Stenka Razin
Moscow's religious intransigence also contributed to the major uprising in 1670 by the Cossacks of the Don and Volga valleys, who lived on hunting, fishing and raiding. Over the previous quarter-century, thanks to peasant migration from the north, the number of Don Cossacks had tripled to perhaps 25,000, which severely increased pressure on the scarce resources of the region. The situation remained tolerable in the Cossack settlements along the lower Don and its tributaries, where an elite of long-established families, known as the ‘householders’, monopolized the best hunting, fishing and grazing, pocketed the subsidies from Moscow, and held all political power; but conditions deteriorated for the immigrants, significantly known as ‘the naked ones’ (golytba or golutvennye). They lacked land, property and subsidies, surviving only if the ‘householders’ gave them work. In the words of a government report, ‘runaway peasants have come from neighbouring areas with their wives and children, and as a result there is now great hunger on the Don’.86
The truce of Andrusovo between Russia and Poland in 1667 hurt the Cossacks. Not only did it deprive them of a fruitful source of booty, but it also reduced pressure on the tsar, no longer dependent on their services, to send grain and munitions punctually.

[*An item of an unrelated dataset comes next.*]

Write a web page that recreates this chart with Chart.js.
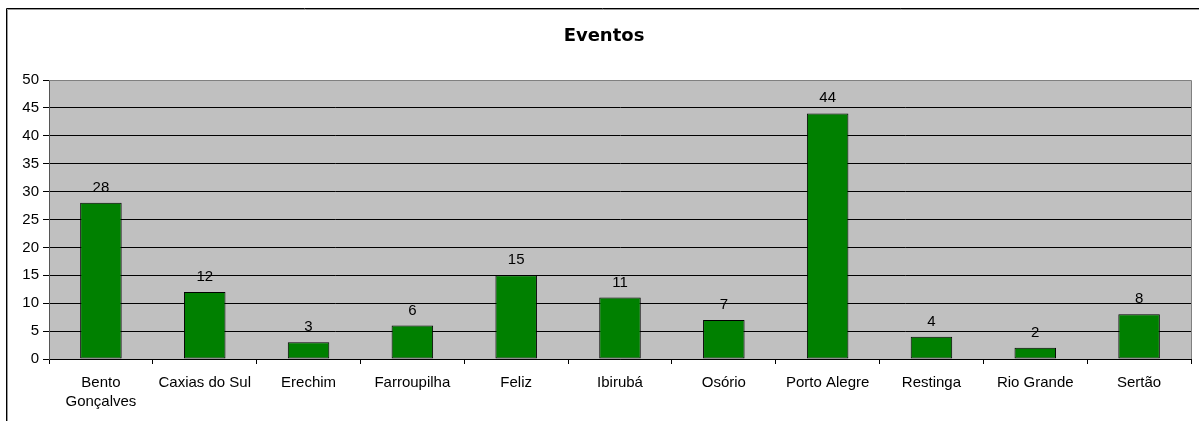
<!DOCTYPE html>
<html>
<head>
<meta charset="utf-8">
<script src="https://cdn.jsdelivr.net/npm/chart.js@4"></script>
<style>
  body { margin: 0; background: #fff; }
  canvas { display: block; }
</style>
</head>
<body>
<canvas id="chart" width="1199" height="421"></canvas>
<script>
// ================= DATA =================
const cities = [
  ["Bento", "Gonçalves"], "Caxias do Sul", "Erechim", "Farroupilha", "Feliz",
  "Ibirubá", "Osório", "Porto Alegre", "Restinga", "Rio Grande", "Sertão"
];
const eventos = [28, 12, 3, 6, 15, 11, 7, 44, 4, 2, 8];
const yMax = 50;
const yStep = 5;

const FONT = "'Liberation Sans', Arial, sans-serif";

// fundo cinza + bordas (estilo Excel)
const frame = {
  id: "frame",
  beforeDraw(c) {
    const { ctx, chartArea: a } = c;
    ctx.save();
    ctx.fillStyle = "#c0c0c0";
    ctx.fillRect(a.left, a.top, a.right - a.left, a.bottom - a.top);
    // moldura externa (só topo e esquerda aparecem)
    ctx.strokeStyle = "#000";
    ctx.lineWidth = 1;
    ctx.beginPath();
    ctx.moveTo(6.5, c.height);
    ctx.lineTo(6.5, 8.5);
    ctx.lineTo(c.width, 8.5);
    ctx.stroke();
    ctx.strokeStyle = "#999";
    ctx.beginPath();
    ctx.moveTo(7.5, c.height);
    ctx.lineTo(7.5, 9.5);
    ctx.lineTo(c.width, 9.5);
    ctx.stroke();
    ctx.restore();
  },
  afterDraw(c) {
    const { ctx, chartArea: a } = c;
    ctx.save();
    ctx.strokeStyle = "#808080";
    ctx.lineWidth = 1;
    ctx.beginPath();
    ctx.moveTo(a.left, a.top + 0.5);
    ctx.lineTo(a.right + 0.5, a.top + 0.5);
    ctx.lineTo(a.right + 0.5, a.bottom);
    ctx.stroke();
    ctx.restore();
  }
};

// rótulos de valor acima das barras
const valueLabels = {
  id: "valueLabels",
  afterDatasetsDraw(c) {
    const { ctx } = c;
    const meta = c.getDatasetMeta(0);
    ctx.save();
    ctx.font = "15px " + FONT;
    ctx.fillStyle = "#000";
    ctx.textAlign = "center";
    ctx.textBaseline = "alphabetic";
    meta.data.forEach((bar, i) => {
      ctx.fillText(String(eventos[i]), bar.x, bar.y - 11);
    });
    ctx.restore();
  }
};

new Chart(document.getElementById("chart"), {
  type: "bar",
  data: {
    labels: cities,
    datasets: [{
      label: "Eventos",
      data: eventos,
      backgroundColor: "#008000",
      borderColor: "#000",
      borderWidth: 1,
      borderSkipped: false,
      categoryPercentage: 1,
      barPercentage: 0.4
    }]
  },
  options: {
    responsive: false,
    animation: false,
    layout: { padding: { left: 17, right: 8, top: 0, bottom: 0 } },
    plugins: {
      legend: { display: false },
      tooltip: { enabled: false },
      title: {
        display: true,
        text: "Eventos",
        color: "#000",
        font: { family: "'DejaVu Sans', Verdana, sans-serif", size: 18, weight: "bold", lineHeight: 1 },
        padding: { top: 27, bottom: 35 }
      }
    },
    scales: {
      x: {
        afterFit(s) { s.height = 62; },
        grid: {
          offset: true,
          drawOnChartArea: false,
          color: "#000",
          tickLength: 5
        },
        border: { color: "#000", width: 1 },
        ticks: {
          color: "#000",
          padding: 9,
          maxRotation: 0,
          autoSkip: false,
          font: { family: FONT, size: 15, lineHeight: 1.27 }
        }
      },
      y: {
        min: 0,
        max: yMax,
        afterFit(s) { s.width = 32; },
        grid: {
          color: ctx => (ctx.tick && ctx.tick.value === yMax ? "#808080" : "#000"),
          tickColor: "#000",
          tickLength: 6
        },
        border: { color: "#555", width: 1 },
        ticks: {
          stepSize: yStep,
          color: "#000",
          padding: 4,
          font: { family: FONT, size: 15 }
        }
      }
    }
  },
  plugins: [frame, valueLabels]
});
</script>
</body>
</html>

Later that year, one of the disgruntled householders, Stepan (‘Stenka’) Razin therefore decided to lead an expeditionary force of ‘naked ones’ on a raid around the Caspian Sea. Like Bohdan Khmelnytsky in the Polish Commonwealth, Razin was familiar with the corridors of power long before he became a rebel: he had visited Moscow and also headed an embassy from the tsar to neighbouring steppe rulers. Now, despite the tsar's express prohibition, Razin and his men sailed safely down the Volga to the Caspian, where they took advantage of a series of natural disasters that weakened Iran (see chapter 13 below) to institute a reign of terror in 1668 and 1669.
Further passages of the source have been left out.